■ **Given information**:
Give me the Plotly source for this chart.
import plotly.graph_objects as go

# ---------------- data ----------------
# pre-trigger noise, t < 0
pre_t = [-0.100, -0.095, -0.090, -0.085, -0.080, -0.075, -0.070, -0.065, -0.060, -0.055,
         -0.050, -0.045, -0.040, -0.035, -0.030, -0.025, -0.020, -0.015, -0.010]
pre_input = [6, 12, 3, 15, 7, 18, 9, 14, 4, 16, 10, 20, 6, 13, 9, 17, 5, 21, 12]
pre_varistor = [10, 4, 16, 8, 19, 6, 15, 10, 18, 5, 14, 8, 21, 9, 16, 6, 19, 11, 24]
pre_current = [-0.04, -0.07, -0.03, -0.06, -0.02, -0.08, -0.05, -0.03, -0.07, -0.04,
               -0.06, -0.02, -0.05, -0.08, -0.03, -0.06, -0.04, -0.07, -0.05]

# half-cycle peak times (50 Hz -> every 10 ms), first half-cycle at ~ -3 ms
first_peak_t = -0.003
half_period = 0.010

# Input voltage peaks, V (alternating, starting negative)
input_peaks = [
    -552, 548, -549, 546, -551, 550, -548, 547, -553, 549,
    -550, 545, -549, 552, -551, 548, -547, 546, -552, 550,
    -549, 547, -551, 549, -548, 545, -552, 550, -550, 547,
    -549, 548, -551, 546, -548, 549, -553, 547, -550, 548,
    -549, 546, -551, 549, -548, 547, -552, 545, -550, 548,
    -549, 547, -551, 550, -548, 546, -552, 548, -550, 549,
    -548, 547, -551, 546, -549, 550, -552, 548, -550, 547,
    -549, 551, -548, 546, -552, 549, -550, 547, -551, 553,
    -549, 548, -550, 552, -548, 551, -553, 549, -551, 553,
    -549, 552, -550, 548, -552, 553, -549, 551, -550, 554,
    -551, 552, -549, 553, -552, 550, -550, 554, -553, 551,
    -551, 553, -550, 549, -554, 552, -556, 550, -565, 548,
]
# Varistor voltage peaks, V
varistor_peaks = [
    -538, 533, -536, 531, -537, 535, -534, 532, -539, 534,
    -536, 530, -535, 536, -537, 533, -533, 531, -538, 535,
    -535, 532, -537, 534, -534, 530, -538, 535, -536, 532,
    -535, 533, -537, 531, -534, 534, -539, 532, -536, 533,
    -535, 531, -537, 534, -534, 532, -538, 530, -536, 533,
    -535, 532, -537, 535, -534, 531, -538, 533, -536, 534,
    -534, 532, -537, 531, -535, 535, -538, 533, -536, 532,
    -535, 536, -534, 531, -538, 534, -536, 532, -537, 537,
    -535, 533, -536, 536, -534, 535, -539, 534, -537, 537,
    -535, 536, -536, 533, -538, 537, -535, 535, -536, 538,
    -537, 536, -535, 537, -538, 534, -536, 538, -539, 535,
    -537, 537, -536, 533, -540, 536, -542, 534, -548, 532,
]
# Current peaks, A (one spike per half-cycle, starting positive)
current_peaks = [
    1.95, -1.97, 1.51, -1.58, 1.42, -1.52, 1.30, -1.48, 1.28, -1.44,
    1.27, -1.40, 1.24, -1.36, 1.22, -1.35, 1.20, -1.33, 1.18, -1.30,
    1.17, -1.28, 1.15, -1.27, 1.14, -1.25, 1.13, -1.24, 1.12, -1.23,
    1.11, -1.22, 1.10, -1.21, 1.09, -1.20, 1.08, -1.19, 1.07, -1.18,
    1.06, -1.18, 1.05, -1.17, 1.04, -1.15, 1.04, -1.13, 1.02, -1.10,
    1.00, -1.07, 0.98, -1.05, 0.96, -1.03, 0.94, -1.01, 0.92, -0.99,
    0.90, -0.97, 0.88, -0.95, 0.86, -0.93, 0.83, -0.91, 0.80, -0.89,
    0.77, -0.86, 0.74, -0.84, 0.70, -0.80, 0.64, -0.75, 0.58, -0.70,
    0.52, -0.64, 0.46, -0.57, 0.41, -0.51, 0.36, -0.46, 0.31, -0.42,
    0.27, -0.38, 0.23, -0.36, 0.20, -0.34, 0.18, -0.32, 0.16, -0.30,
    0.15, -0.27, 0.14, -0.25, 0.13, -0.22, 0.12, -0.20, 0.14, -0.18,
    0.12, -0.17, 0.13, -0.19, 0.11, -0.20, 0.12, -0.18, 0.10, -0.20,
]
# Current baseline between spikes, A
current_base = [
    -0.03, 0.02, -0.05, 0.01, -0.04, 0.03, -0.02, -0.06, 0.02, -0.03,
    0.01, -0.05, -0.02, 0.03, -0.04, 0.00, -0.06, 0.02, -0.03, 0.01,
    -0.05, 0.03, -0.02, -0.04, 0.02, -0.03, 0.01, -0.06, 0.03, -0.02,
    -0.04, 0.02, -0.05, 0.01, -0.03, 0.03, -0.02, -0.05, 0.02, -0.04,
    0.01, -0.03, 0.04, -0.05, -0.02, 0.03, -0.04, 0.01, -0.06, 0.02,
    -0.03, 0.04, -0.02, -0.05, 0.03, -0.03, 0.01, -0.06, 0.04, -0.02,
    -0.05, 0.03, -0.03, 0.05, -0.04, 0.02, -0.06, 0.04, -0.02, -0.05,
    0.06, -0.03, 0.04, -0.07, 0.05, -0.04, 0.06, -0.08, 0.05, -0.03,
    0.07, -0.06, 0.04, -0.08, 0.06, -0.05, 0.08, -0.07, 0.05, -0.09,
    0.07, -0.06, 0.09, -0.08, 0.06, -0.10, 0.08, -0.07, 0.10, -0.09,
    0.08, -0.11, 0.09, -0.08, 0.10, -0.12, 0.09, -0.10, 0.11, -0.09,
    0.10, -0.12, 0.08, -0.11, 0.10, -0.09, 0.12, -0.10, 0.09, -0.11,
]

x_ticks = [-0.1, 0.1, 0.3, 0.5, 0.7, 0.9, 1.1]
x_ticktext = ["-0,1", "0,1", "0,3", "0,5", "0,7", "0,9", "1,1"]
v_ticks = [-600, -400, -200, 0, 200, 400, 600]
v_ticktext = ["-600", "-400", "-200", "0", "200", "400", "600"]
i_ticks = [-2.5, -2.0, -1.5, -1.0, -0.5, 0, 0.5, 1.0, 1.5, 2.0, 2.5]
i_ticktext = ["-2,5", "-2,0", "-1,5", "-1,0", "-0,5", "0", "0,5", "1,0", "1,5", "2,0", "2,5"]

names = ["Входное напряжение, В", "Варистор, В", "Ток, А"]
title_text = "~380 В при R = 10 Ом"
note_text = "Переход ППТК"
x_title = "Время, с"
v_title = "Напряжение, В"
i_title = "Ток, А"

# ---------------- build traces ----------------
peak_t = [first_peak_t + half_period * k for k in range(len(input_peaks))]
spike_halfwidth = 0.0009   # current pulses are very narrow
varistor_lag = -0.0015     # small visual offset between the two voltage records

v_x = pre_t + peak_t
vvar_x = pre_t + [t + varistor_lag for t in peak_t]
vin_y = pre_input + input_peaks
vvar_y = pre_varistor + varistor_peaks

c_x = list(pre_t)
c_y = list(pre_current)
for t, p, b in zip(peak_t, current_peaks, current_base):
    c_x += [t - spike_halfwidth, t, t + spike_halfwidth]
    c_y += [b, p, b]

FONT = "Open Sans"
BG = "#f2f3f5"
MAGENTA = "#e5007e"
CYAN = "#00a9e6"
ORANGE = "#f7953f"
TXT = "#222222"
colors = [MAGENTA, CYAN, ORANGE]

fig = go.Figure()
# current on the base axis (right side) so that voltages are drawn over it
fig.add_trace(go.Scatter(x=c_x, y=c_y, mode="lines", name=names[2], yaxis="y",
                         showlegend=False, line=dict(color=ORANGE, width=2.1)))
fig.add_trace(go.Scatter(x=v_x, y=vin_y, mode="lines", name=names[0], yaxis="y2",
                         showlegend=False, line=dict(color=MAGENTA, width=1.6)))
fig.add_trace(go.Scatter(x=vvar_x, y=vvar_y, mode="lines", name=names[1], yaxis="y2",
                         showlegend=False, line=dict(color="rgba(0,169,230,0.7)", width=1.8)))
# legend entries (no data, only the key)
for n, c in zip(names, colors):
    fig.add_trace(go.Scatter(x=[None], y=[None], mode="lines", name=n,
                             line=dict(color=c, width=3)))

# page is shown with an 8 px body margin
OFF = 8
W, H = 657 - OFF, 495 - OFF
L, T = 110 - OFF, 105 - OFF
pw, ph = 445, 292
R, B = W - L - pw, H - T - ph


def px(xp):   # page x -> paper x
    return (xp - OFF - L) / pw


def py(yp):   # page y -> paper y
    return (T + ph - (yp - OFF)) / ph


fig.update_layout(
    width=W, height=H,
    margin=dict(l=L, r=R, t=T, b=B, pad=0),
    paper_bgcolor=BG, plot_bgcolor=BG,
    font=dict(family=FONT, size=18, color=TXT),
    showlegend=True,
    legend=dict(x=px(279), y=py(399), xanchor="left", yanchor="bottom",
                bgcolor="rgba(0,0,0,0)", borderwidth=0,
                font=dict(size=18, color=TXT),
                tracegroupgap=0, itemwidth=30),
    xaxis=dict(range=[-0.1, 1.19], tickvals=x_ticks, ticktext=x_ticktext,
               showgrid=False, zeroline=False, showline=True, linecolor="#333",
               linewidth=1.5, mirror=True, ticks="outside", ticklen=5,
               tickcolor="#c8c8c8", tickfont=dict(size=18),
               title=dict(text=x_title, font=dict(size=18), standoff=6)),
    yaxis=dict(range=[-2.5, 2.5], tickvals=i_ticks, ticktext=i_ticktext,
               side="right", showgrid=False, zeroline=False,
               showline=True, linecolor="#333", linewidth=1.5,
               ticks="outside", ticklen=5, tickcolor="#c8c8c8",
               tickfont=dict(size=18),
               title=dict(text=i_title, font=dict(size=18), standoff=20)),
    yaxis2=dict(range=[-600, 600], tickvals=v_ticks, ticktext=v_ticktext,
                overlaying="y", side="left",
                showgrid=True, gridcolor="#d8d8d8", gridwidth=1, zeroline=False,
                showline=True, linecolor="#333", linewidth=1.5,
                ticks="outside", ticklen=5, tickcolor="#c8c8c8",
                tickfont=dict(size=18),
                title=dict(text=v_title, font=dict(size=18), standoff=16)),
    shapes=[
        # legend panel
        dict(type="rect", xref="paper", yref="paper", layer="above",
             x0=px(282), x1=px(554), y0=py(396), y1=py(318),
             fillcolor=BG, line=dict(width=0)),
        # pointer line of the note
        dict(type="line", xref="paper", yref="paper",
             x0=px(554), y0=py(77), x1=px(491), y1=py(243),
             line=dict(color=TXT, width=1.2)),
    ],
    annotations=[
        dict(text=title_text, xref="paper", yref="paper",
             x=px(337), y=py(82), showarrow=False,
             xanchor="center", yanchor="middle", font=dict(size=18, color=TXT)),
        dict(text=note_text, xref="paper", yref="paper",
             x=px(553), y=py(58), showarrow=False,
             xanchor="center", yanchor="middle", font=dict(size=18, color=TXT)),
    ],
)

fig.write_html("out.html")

■ **Exercise directions**: Quote verbatim the opening lines of the listing above, ending with the line where "half_period = 0.010" appears; include both endpoints and nothing more.

■ **Result of this task**:
Give me the Plotly source for this chart.
import plotly.graph_objects as go

# ---------------- data ----------------
# pre-trigger noise, t < 0
pre_t = [-0.100, -0.095, -0.090, -0.085, -0.080, -0.075, -0.070, -0.065, -0.060, -0.055,
         -0.050, -0.045, -0.040, -0.035, -0.030, -0.025, -0.020, -0.015, -0.010]
pre_input = [6, 12, 3, 15, 7, 18, 9, 14, 4, 16, 10, 20, 6, 13, 9, 17, 5, 21, 12]
pre_varistor = [10, 4, 16, 8, 19, 6, 15, 10, 18, 5, 14, 8, 21, 9, 16, 6, 19, 11, 24]
pre_current = [-0.04, -0.07, -0.03, -0.06, -0.02, -0.08, -0.05, -0.03, -0.07, -0.04,
               -0.06, -0.02, -0.05, -0.08, -0.03, -0.06, -0.04, -0.07, -0.05]

# half-cycle peak times (50 Hz -> every 10 ms), first half-cycle at ~ -3 ms
first_peak_t = -0.003
half_period = 0.010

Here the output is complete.